Verify the rollback by running kubectl rollout status deployment/<deployment-name> -n <namespace> and checking pod health using kubectl get pods. Capture terminal output and cluster dashboard screenshots (e.g., Kubernetes Dashboard > Workloads > Deployments) showing the successful rollback.
AWS CodeDeploy
Log in to the AWS Management Console and navigate to CodeDeploy > Applications > select the application > Deployments. Identify the failed or problematic deployment and select it.
Choose “Stop and Rollback Deployment” from the Actions menu. Confirm the rollback to the last successful deployment, then monitor status until marked as “Succeeded.” Capture deployment history screenshots with timestamps.
Feature flags
Log in to the feature flag management tool (e.g., LaunchDarkly) and navigate to the Flags dashboard. Select the impacted feature flag and toggle it to the off state or reduce rollout percentage to 0%.

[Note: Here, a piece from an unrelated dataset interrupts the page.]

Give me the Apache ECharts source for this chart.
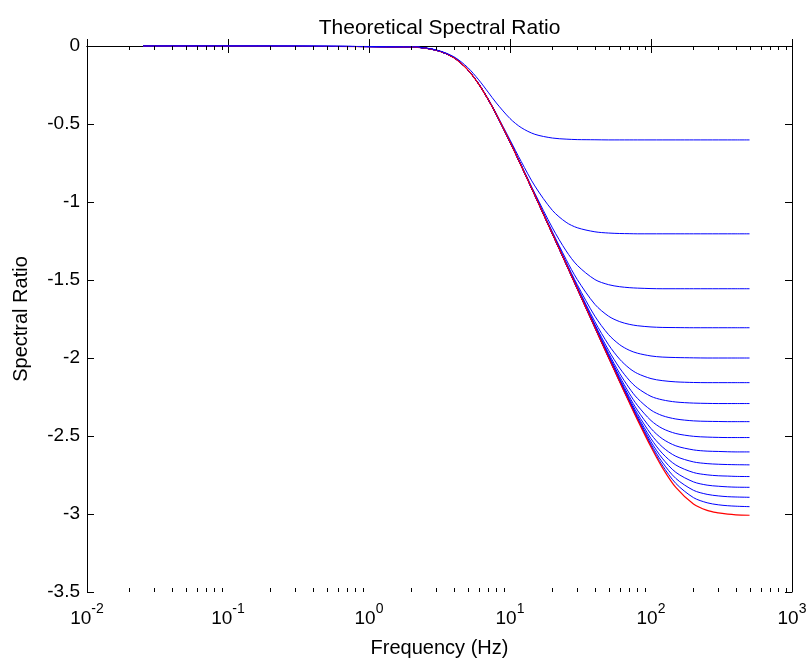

Confirm application behavior via monitoring tools and user testing. Export or screenshot the flag change audit log showing who made the change and the exact timestamp.
Common Audit Findings
- Rollback actions not documented
- Teams perform rollbacks quickly but fail to record them in change or incident systems. Prevent this by requiring rollback documentation as a mandatory incident closure step.
- Unauthorized personnel performing rollbacks
- Access controls are too broad, allowing unapproved users to execute rollbacks. Limit deployment permissions and review access quarterly.
- No evidence of recovery validation
- Rollbacks occur without proof that systems fully recovered. Require screenshots or logs from monitoring tools showing post-rollback health.
- Inconsistent rollback methods
- Different engineers use ad hoc rollback approaches. Standardize rollback procedures per tool and train staff annually.